---- INFORMATION GIVEN

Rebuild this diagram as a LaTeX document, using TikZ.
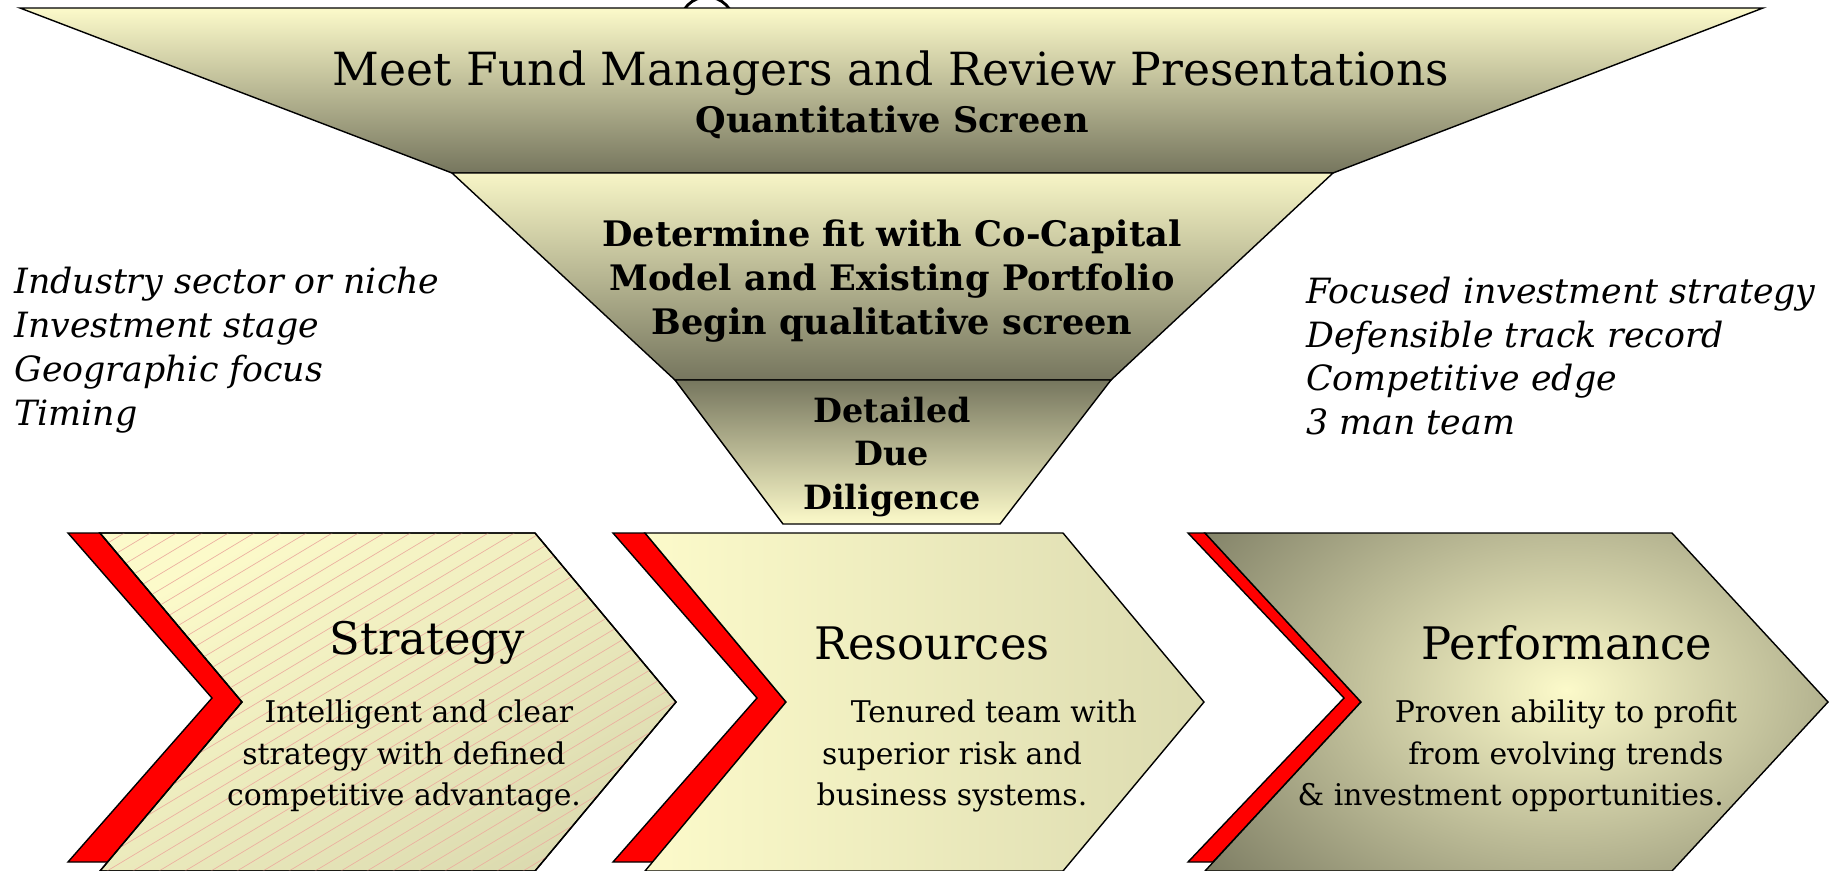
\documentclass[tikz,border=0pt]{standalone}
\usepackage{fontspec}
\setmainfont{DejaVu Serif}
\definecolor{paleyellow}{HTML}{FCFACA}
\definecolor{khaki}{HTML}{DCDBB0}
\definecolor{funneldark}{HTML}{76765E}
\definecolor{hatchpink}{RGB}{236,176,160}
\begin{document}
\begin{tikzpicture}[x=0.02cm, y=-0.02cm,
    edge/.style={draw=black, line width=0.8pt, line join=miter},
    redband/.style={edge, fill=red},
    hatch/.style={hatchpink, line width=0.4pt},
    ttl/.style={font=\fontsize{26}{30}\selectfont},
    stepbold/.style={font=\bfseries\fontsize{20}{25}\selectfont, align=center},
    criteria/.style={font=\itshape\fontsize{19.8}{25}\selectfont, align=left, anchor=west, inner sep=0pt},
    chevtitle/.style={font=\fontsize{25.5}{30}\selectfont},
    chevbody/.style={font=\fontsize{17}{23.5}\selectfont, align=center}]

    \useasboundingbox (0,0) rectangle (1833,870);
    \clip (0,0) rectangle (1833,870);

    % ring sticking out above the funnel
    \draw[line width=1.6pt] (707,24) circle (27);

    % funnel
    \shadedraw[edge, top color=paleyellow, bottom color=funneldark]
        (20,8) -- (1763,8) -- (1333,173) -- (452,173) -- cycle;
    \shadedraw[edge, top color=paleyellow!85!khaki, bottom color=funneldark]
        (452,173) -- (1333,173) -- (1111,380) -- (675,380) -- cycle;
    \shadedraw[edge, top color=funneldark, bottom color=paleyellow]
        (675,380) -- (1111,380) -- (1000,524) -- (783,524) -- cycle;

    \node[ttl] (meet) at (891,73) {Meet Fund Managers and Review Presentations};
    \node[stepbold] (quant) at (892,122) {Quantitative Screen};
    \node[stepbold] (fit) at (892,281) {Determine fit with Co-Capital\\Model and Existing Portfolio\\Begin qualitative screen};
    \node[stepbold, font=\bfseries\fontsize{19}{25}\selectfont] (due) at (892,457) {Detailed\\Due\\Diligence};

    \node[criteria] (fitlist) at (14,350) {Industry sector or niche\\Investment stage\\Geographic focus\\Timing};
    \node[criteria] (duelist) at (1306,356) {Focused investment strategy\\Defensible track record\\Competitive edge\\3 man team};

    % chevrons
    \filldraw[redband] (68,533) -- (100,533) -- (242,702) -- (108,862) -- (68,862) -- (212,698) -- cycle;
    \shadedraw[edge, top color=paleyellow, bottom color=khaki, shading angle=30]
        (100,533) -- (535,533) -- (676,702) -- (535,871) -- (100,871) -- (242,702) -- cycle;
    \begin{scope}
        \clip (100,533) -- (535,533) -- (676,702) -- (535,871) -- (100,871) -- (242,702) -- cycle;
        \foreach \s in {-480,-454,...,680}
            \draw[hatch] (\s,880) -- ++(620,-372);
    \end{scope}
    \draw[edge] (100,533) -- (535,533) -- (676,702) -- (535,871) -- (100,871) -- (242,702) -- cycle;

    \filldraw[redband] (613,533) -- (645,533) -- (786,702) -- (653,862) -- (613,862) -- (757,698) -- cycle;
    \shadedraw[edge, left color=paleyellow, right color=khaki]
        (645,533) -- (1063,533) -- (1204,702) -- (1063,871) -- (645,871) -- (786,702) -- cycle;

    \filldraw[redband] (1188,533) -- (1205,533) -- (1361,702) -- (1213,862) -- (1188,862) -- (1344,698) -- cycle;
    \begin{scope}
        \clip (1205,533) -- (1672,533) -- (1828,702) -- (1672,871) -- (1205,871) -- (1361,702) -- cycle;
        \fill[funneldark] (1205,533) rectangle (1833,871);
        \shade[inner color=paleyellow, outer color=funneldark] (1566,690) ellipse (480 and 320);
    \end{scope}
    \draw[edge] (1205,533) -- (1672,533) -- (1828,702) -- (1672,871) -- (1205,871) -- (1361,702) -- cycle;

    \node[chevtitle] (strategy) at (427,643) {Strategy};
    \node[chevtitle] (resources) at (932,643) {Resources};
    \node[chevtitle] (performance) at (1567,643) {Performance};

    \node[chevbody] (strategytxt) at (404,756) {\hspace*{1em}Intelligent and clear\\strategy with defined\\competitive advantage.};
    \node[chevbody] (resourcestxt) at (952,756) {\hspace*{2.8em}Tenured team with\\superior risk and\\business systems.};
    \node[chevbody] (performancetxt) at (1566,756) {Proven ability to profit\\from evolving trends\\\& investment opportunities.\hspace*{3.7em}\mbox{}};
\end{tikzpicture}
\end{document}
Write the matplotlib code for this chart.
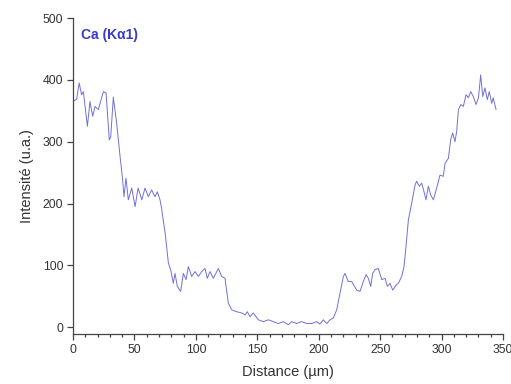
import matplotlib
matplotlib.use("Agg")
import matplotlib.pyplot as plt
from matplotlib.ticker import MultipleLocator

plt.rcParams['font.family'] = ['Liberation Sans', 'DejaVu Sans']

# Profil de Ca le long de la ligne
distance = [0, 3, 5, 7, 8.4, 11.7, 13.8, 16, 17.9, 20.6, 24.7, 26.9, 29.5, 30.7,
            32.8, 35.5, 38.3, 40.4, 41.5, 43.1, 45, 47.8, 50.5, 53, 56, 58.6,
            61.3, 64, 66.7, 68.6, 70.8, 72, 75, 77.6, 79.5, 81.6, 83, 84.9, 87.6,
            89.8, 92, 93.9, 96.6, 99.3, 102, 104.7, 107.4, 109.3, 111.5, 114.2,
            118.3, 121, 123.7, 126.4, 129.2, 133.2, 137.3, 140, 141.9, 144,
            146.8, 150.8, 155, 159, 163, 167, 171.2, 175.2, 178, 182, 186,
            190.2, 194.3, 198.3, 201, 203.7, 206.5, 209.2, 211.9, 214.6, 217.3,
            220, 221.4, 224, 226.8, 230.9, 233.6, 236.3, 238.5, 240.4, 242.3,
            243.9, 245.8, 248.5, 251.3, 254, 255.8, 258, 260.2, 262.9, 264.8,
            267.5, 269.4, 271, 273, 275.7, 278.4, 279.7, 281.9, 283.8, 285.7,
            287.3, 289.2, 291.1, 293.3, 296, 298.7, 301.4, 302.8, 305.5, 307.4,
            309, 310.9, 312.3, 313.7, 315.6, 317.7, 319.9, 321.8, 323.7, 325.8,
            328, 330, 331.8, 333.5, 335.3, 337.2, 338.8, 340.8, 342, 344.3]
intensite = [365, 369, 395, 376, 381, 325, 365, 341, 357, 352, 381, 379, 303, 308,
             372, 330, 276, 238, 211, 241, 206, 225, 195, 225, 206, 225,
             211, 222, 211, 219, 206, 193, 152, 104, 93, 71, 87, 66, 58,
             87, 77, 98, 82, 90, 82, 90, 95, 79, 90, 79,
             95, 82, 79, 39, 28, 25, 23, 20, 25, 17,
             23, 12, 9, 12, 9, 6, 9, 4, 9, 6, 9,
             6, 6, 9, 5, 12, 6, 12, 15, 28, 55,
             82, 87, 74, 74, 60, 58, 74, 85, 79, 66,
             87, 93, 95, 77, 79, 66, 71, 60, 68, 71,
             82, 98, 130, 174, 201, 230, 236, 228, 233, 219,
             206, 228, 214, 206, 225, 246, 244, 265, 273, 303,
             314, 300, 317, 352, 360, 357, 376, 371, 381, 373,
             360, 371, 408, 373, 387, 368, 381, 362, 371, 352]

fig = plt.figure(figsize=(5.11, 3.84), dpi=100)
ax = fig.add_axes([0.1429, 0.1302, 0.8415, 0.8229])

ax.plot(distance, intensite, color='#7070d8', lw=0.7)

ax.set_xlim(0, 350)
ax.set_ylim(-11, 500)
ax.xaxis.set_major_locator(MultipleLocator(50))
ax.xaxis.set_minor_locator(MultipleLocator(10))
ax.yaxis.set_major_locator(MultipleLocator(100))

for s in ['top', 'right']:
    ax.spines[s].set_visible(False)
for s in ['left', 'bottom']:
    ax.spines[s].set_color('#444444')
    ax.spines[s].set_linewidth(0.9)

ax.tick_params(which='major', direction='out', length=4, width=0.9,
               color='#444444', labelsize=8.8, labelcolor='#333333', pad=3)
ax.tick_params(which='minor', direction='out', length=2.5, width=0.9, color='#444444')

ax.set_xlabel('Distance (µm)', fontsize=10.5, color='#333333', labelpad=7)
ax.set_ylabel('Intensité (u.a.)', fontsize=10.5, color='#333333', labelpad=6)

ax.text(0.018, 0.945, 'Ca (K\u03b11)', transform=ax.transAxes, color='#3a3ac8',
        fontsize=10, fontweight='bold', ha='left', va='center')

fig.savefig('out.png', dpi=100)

--------

- _WHAT THIS TASK INVOLVES_: Your task is to return the lines above, from the first one up to and including the line containing "(675,380) -- (1111,380)", minus any pictures.

- _WRITTEN RESPONSE_:
Rebuild this diagram as a LaTeX document, using TikZ.
\documentclass[tikz,border=0pt]{standalone}
\usepackage{fontspec}
\setmainfont{DejaVu Serif}
\definecolor{paleyellow}{HTML}{FCFACA}
\definecolor{khaki}{HTML}{DCDBB0}
\definecolor{funneldark}{HTML}{76765E}
\definecolor{hatchpink}{RGB}{236,176,160}
\begin{document}
\begin{tikzpicture}[x=0.02cm, y=-0.02cm,
    edge/.style={draw=black, line width=0.8pt, line join=miter},
    redband/.style={edge, fill=red},
    hatch/.style={hatchpink, line width=0.4pt},
    ttl/.style={font=\fontsize{26}{30}\selectfont},
    stepbold/.style={font=\bfseries\fontsize{20}{25}\selectfont, align=center},
    criteria/.style={font=\itshape\fontsize{19.8}{25}\selectfont, align=left, anchor=west, inner sep=0pt},
    chevtitle/.style={font=\fontsize{25.5}{30}\selectfont},
    chevbody/.style={font=\fontsize{17}{23.5}\selectfont, align=center}]

    \useasboundingbox (0,0) rectangle (1833,870);
    \clip (0,0) rectangle (1833,870);

    % ring sticking out above the funnel
    \draw[line width=1.6pt] (707,24) circle (27);

    % funnel
    \shadedraw[edge, top color=paleyellow, bottom color=funneldark]
        (20,8) -- (1763,8) -- (1333,173) -- (452,173) -- cycle;
    \shadedraw[edge, top color=paleyellow!85!khaki, bottom color=funneldark]
        (452,173) -- (1333,173) -- (1111,380) -- (675,380) -- cycle;
    \shadedraw[edge, top color=funneldark, bottom color=paleyellow]
        (675,380) -- (1111,380) -- (1000,524) -- (783,524) -- cycle;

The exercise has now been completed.